The changes will see couples that make the transition from working age benefits to pension age benefits when the younger partner reaches state pension age.
Previously, the transition would take place when only one partner had reached state pension age and applied for Pension Credit in their name.
The announcement was released yesterday (14 January) at 7:22pm and will take effect on 15 May 2019.
Commenting on the announcement, Royal London director of policy, Steve Webb, said that the DWP had “sneaked out” the announcement “on a day when ministers were no doubt hoping that everyone’s attention was directed somewhere else”.
He continued: “This change to the benefit rules means that some couples could lose thousands of pounds depending on whether their claim falls a day before or a day after the May deadline.
“People who may be affected deserve to know about this change.”
The House of Commons order paper showed an innocuous document titled ‘Pensions Update’, although when it was finally released it announced the change for mixed age couples.
Royal London analysis found that the rate of Pension Credit for a couple in 2019/20 was £13,273 per year, while the rate of Universal Credit would only be £5,987.
Despite this, Aegon pensions director, Steven Cameron commented: “Claims that some mixed age couples could be £7,000 a year worse off suggest very substantial differences in pension credit and housing benefit for those below and above state pension age.

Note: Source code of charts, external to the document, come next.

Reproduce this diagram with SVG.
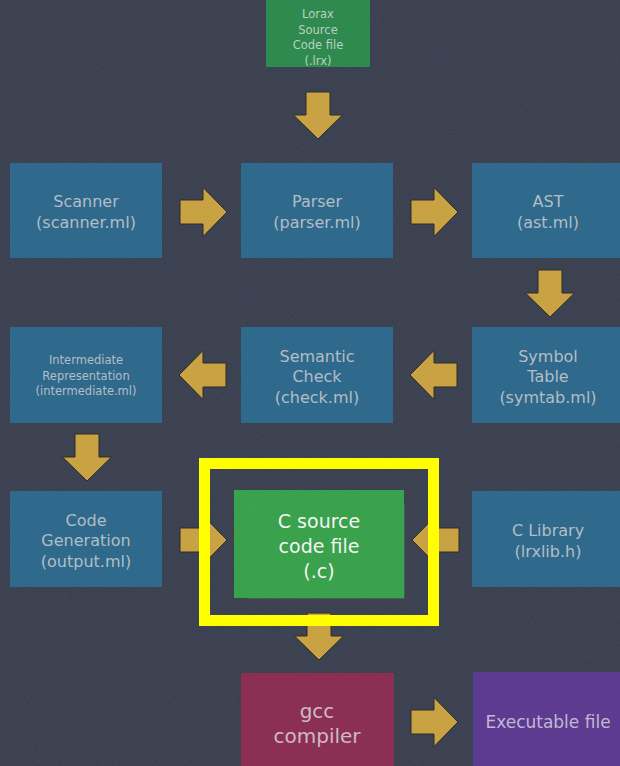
<svg xmlns="http://www.w3.org/2000/svg" xmlns:xlink="http://www.w3.org/1999/xlink" width="620" height="766" viewBox="0 0 620 766">
  <defs>
    <filter id="grain" x="0" y="0" width="100%" height="100%">
      <feTurbulence type="fractalNoise" baseFrequency="0.9" numOctaves="2" seed="3" result="n"/>
      <feColorMatrix type="matrix" values="0 0 0 0 0.7  0 0 0 0 0.73  0 0 0 0 0.8  0 0 0 0.09 0"/>
    </filter>
    <path id="arr" d="M0,-12 H23 V-24.5 L47,0 L23,24.5 V12 H0 Z"/>
  </defs>
  <style>
    .bg { fill: #363b4b; }
    .blue { fill: #2f6a8c; }
    .lorax { fill: #2f8a4f; }
    .csrc { fill: #3aa14d; }
    .gcc { fill: #8c2f55; }
    .exe { fill: #5d3b90; }
    text { font-family: "DejaVu Sans", Verdana, sans-serif; text-anchor: middle; }
    .t { font-size: 16px; fill: #b3bdc5; }
    .s { font-size: 11.5px; fill: #b3bdc5; }
    .ls { font-size: 11.5px; fill: #b9d0c0; }
    .w { font-size: 19px; fill: #f3f6f1; }
    .g { font-size: 20px; fill: #cdbcc4; }
    .e { font-size: 17px; fill: #c3b8d2; }
    .conn use { fill: #c8a243; stroke: #2c2c28; stroke-width: 1; }
    .hl { fill: none; stroke: #ffff00; stroke-width: 11; }
  </style>

  <rect class="bg" x="0" y="0" width="620" height="766"/>
  <rect x="0" y="0" width="620" height="766" filter="url(#grain)"/>

  <g id="lorax">
    <rect class="lorax" x="266" y="0" width="104" height="67"/>
    <text class="ls" x="318" y="18">Lorax</text>
    <text class="ls" x="318" y="34">Source</text>
    <text class="ls" x="318" y="49">Code file</text>
    <text class="ls" x="318" y="65">(.lrx)</text>
  </g>

  <g id="scanner">
    <rect class="blue" x="10" y="163" width="152" height="95"/>
    <text class="t" x="86" y="207">Scanner</text>
    <text class="t" x="86" y="228">(scanner.ml)</text>
  </g>

  <g id="parser">
    <rect class="blue" x="241" y="163" width="152" height="95"/>
    <text class="t" x="317" y="207">Parser</text>
    <text class="t" x="317" y="228">(parser.ml)</text>
  </g>

  <g id="ast">
    <rect class="blue" x="472" y="163" width="148" height="95"/>
    <text class="t" x="548" y="207">AST</text>
    <text class="t" x="548" y="228">(ast.ml)</text>
  </g>

  <g id="intermediate">
    <rect class="blue" x="10" y="327" width="152" height="96"/>
    <text class="s" x="86" y="364">Intermediate</text>
    <text class="s" x="86" y="380">Representation</text>
    <text class="s" x="86" y="395">(intermediate.ml)</text>
  </g>

  <g id="semantic">
    <rect class="blue" x="241" y="327" width="152" height="96"/>
    <text class="t" x="317" y="362">Semantic</text>
    <text class="t" x="317" y="382">Check</text>
    <text class="t" x="317" y="403">(check.ml)</text>
  </g>

  <g id="symtab">
    <rect class="blue" x="472" y="327" width="148" height="96"/>
    <text class="t" x="548" y="362">Symbol</text>
    <text class="t" x="548" y="382">Table</text>
    <text class="t" x="548" y="403">(symtab.ml)</text>
  </g>

  <g id="codegen">
    <rect class="blue" x="10" y="491" width="152" height="96"/>
    <text class="t" x="86" y="526">Code</text>
    <text class="t" x="86" y="546">Generation</text>
    <text class="t" x="86" y="567">(output.ml)</text>
  </g>

  <g id="csource">
    <rect class="csrc" x="234" y="490" width="170" height="108"/>
    <rect x="248" y="505" width="156" height="93" fill="none" stroke="#41a754" stroke-width="1" opacity="0.6"/>
    <text class="w" x="319" y="528">C source</text>
    <text class="w" x="319" y="553">code file</text>
    <text class="w" x="319" y="578">(.c)</text>
  </g>

  <g id="clibrary">
    <rect class="blue" x="472" y="491" width="148" height="96"/>
    <text class="t" x="548" y="536">C Library</text>
    <text class="t" x="548" y="557">(lrxlib.h)</text>
  </g>

  <g id="gcc">
    <rect class="gcc" x="241" y="673" width="153" height="93"/>
    <text class="g" x="317" y="718">gcc</text>
    <text class="g" x="317" y="743">compiler</text>
  </g>

  <g id="executable">
    <rect class="exe" x="473" y="672" width="147" height="94"/>
    <text class="e" x="548" y="728">Executable file</text>
  </g>

  <g id="connectors" class="conn">
    <use xlink:href="#arr" transform="translate(318,92) rotate(90)"/>
    <use xlink:href="#arr" transform="translate(180,212)"/>
    <use xlink:href="#arr" transform="translate(411,212)"/>
    <use xlink:href="#arr" transform="translate(550,270) rotate(90)"/>
    <use xlink:href="#arr" transform="translate(457,375) rotate(180)"/>
    <use xlink:href="#arr" transform="translate(226,375) rotate(180)"/>
    <use xlink:href="#arr" transform="translate(87,434) rotate(90)"/>
    <use xlink:href="#arr" transform="translate(180,540)"/>
    <use xlink:href="#arr" transform="translate(459,540) rotate(180)"/>
    <use xlink:href="#arr" transform="translate(319,613) rotate(90)"/>
    <use xlink:href="#arr" transform="translate(411,722)"/>
  </g>

  <g id="highlight">
    <rect class="hl" x="204.5" y="463.5" width="229" height="157"/>
  </g>
</svg>
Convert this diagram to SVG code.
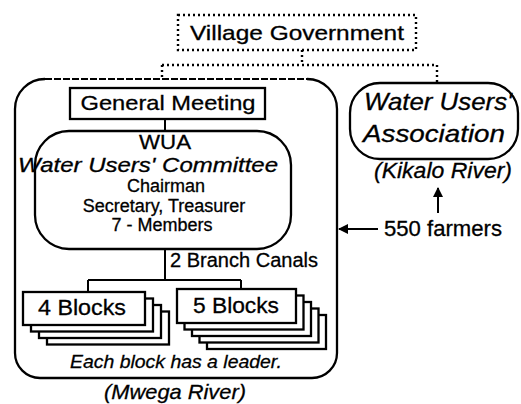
<svg xmlns="http://www.w3.org/2000/svg" width="521" height="404" viewBox="0 0 521 404">
<style>
text{font-family:"Liberation Sans",Arial,sans-serif;fill:#000;stroke:#000;stroke-width:0.3;text-anchor:middle}
.it{font-style:italic}
.box{fill:none;stroke:#000;stroke-width:2.3}
.wbox{fill:#fff;stroke:#000;stroke-width:2.3}
.dot{fill:none;stroke:#000;stroke-width:2.4;stroke-dasharray:2 3}
.ln{fill:none;stroke:#000;stroke-width:2}
</style>
<defs>
<marker id="ah" viewBox="0 0 10 10" refX="9" refY="5" markerWidth="10" markerHeight="10" markerUnits="userSpaceOnUse" orient="auto">
<path d="M0,0 L10,5 L0,10 Z" fill="#000"/>
</marker>
</defs>
<rect width="521" height="404" fill="#fff"/>

<g id="connectors">
<path class="dot" d="M302,50 V65 M162,65 H437 M162,65 V79 M437,65 V83"/>
<path class="ln" d="M165,119 V131"/>
<path class="ln" d="M165,249 V280 M88,280 H241 M88,280 V292 M241,280 V289"/>
<path class="ln" d="M438,213 V188" marker-end="url(#ah)"/>
<path class="ln" stroke-width="1.6" d="M378,229 H339" marker-end="url(#ah)"/>
</g>

<g id="village-government">
<rect class="dot" x="178" y="15" width="238" height="35"/>
<text x="297" y="40" font-size="21" textLength="214" lengthAdjust="spacingAndGlyphs">Village Government</text>
</g>

<g id="mwega-wua">
<path class="ln" stroke-width="1.6" stroke-dasharray="7 2" d="M45,79 H307"/>
<path class="box" d="M307,79 A30,30 0 0 1 337,109 V353 A25,25 0 0 1 312,378 H40 A25,25 0 0 1 15,353 V109 A30,30 0 0 1 45,79"/>
<text class="it" x="175" y="399" font-size="21" textLength="142" lengthAdjust="spacingAndGlyphs">(Mwega River)</text>
</g>

<g id="general-meeting">
<rect class="box" x="70" y="88" width="195" height="31"/>
<text x="168" y="110" font-size="21" textLength="175" lengthAdjust="spacingAndGlyphs">General Meeting</text>
</g>

<g id="wua-committee">
<rect class="box" x="35" y="131" width="256" height="118" rx="34"/>
<text x="165" y="149" font-size="21" textLength="52" lengthAdjust="spacingAndGlyphs">WUA</text>
<text class="it" x="148" y="172" font-size="20" textLength="260" lengthAdjust="spacingAndGlyphs">Water Users' Committee</text>
<text x="166" y="192" font-size="18">Chairman</text>
<text x="164" y="212" font-size="18">Secretary, Treasurer</text>
<text x="162" y="231" font-size="18">7 - Members</text>
</g>

<g id="branch-canals">
<text x="170" y="267" font-size="20" style="text-anchor:start" textLength="148" lengthAdjust="spacingAndGlyphs">2 Branch Canals</text>
</g>

<g id="blocks-4">
<rect class="wbox" x="47" y="311.5" width="122" height="33"/>
<rect class="wbox" x="39" y="305" width="122" height="33"/>
<rect class="wbox" x="31" y="298.5" width="122" height="33"/>
<rect class="wbox" x="23" y="292" width="122" height="33"/>
<text x="82" y="315" font-size="22" textLength="88" lengthAdjust="spacingAndGlyphs">4 Blocks</text>
</g>

<g id="blocks-5">
<rect class="wbox" x="207" y="315" width="119" height="34"/>
<rect class="wbox" x="199.5" y="308.5" width="119" height="34"/>
<rect class="wbox" x="192" y="302" width="119" height="34"/>
<rect class="wbox" x="184.5" y="295.5" width="119" height="34"/>
<rect class="wbox" x="177" y="289" width="119" height="34"/>
<text x="236" y="313" font-size="22" textLength="86" lengthAdjust="spacingAndGlyphs">5 Blocks</text>
</g>

<g id="block-note">
<text class="it" x="176" y="368" font-size="19" textLength="212" lengthAdjust="spacingAndGlyphs">Each block has a leader.</text>
</g>

<g id="kikalo-wua">
<rect class="box" x="350" y="83" width="168" height="76" rx="30"/>
<text class="it" x="438" y="110" font-size="24" textLength="148" lengthAdjust="spacingAndGlyphs">Water Users'</text>
<text class="it" x="434" y="142" font-size="24" textLength="142" lengthAdjust="spacingAndGlyphs">Association</text>
<text class="it" x="443" y="178" font-size="22" textLength="138" lengthAdjust="spacingAndGlyphs">(Kikalo River)</text>
</g>

<g id="farmers">
<text x="443" y="236" font-size="22" textLength="118" lengthAdjust="spacingAndGlyphs">550 farmers</text>
</g>
</svg>
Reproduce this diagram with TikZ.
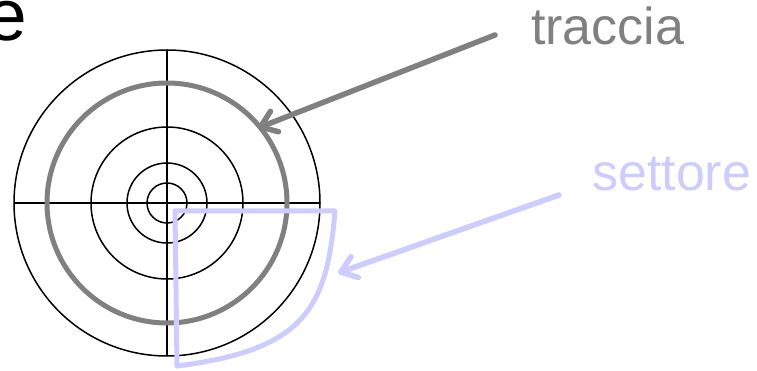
\documentclass[tikz,border=0pt]{standalone}
\usepackage{fontspec}
\setmainfont{Liberation Sans}
\usetikzlibrary{arrows.meta}
\definecolor{trackgray}{HTML}{808080}
\definecolor{sectblue}{HTML}{CCCCFF}
\tikzset{
  thin line/.style={draw=black, line width=1.5pt},
  track line/.style={draw=trackgray, line width=5pt},
  sector line/.style={draw=sectblue, line width=5pt, line join=round},
  pointer/.style={line width=5.5pt, line cap=round,
    -{Straight Barb[length=15pt, width=22pt, round]}},
  label/.style={inner sep=0pt, anchor=base west, font=\fontsize{52}{60}\selectfont},
}
\begin{document}
\begin{tikzpicture}[x=1pt,y=-1pt]
\useasboundingbox (0,0) rectangle (757,371);
\clip (0,0) rectangle (757,371);
% title fragment
\node[inner sep=0pt, anchor=base west, font=\fontsize{73}{80}\selectfont] (title) at (-14,41) {e};
% disk
\coordinate (c) at (167,203);
\draw[thin line] (c) circle[radius=153];
\draw[thin line] (c) circle[radius=76];
\draw[thin line] (c) circle[radius=40];
\draw[thin line] (c) circle[radius=20];
\draw[thin line] (167,50) -- (167,356);
\draw[thin line] (14,203) -- (320,203);
\draw[track line] (c) circle[radius=120];
% sector
\draw[sector line] (175,211) -- (335,211) .. controls (327,308) and (305,350) .. (177,366) -- cycle;
% labels
\node[label, text=trackgray] (traccia) at (531,45) {traccia};
\node[label, text=sectblue] (settore) at (592,191) {settore};
\coordinate (trackfrom) at (495,35);
\coordinate (trackto) at (258,128);
\coordinate (sectfrom) at (559,195);
\coordinate (sectto) at (338,273);
\draw[pointer, trackgray] (trackfrom) -- (trackto);
\draw[pointer, sectblue] (sectfrom) -- (sectto);
\end{tikzpicture}
\end{document}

“Whenever there’s a change to benefit entitlements, there can be those who feel they have lost out because they fall on the wrong side of a cut-off date. But sometimes changes are needed to ensure benefits are going to those in greatest need.
“This change will affect far fewer individuals than the increase in female state pension age. There, inadequate communication meant many thousands of women were surprised to find that because of their date of birth, they are having to wait up to 5 years longer before they can claim their state pension.”